Identifying Workplace Hazards

Kent McGuire – OSU Ag Safety and Health Coordinator
No matter if you are finishing summer farm tasks or preparing for fall harvest, it is important to assess the safety hazards within your work area. The ability to assess potential hazards before an injury occurs is a key component of working safely and protecting the safety of those working around you. All agricultural work environments present their own unique safety hazards. No two areas or work tasks are the same, however there are general guidelines that can be followed:
- Confirm there are no slip, trip and fall hazards such as liquid spills, tools, debris, loose grain, or elevation changes on the floor or ground.

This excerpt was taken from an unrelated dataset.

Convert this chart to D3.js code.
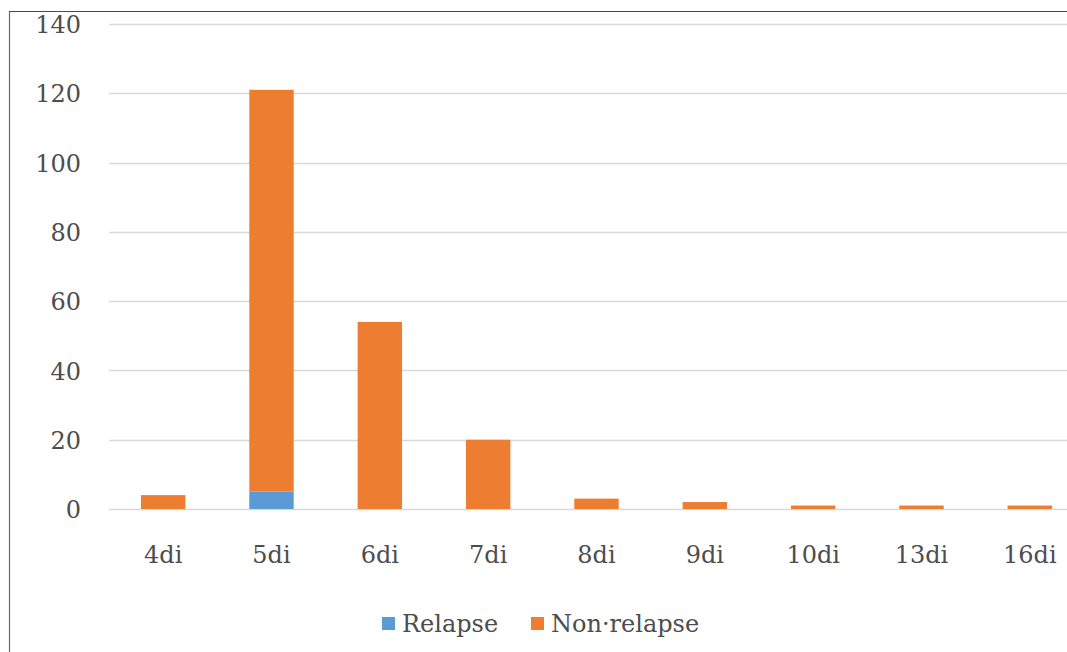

- Be mindful of material/chemical injuries due to splashes in the eyes or on the skin. Also watch for over-exposure in dusty environments or with vapors and mists.
- Read safety labels and understand terms such as flammable, combustible, corrosive and potential for personal injury.
- Recognize travel patterns of farm equipment and moving vehicles to reduce the potential for collisions, run-overs and other injuries.
- Verify machine guarding is in place and properly functioning to avoid equipment hazards such as pinch-points, cut points, wrap points, burns, or stored energy.
- Consider any processes that may generate flying debris or thrown objects that can cause blunt trauma including eye injuries, struck by, or punctures.
- Ensure emergency stops or shut down procedures work properly.
- Verify that air, water and hydraulic lines are in good condition to minimize uncontrolled release.
- Determine if Personal Protective Equipment is being used and is proper for the job.
- Be aware of any overhead and falling hazards that may be present in your workspace.
- Consider factors like fatigue and repetitive motion that can have an impact over long periods of time.
The final guideline is the most important. Take the proper actions required to fix a hazard once it is identified. If immediate action can be taken, such as cleaning up spills, repairing equipment, securing loads or adjusting work processes, then do so.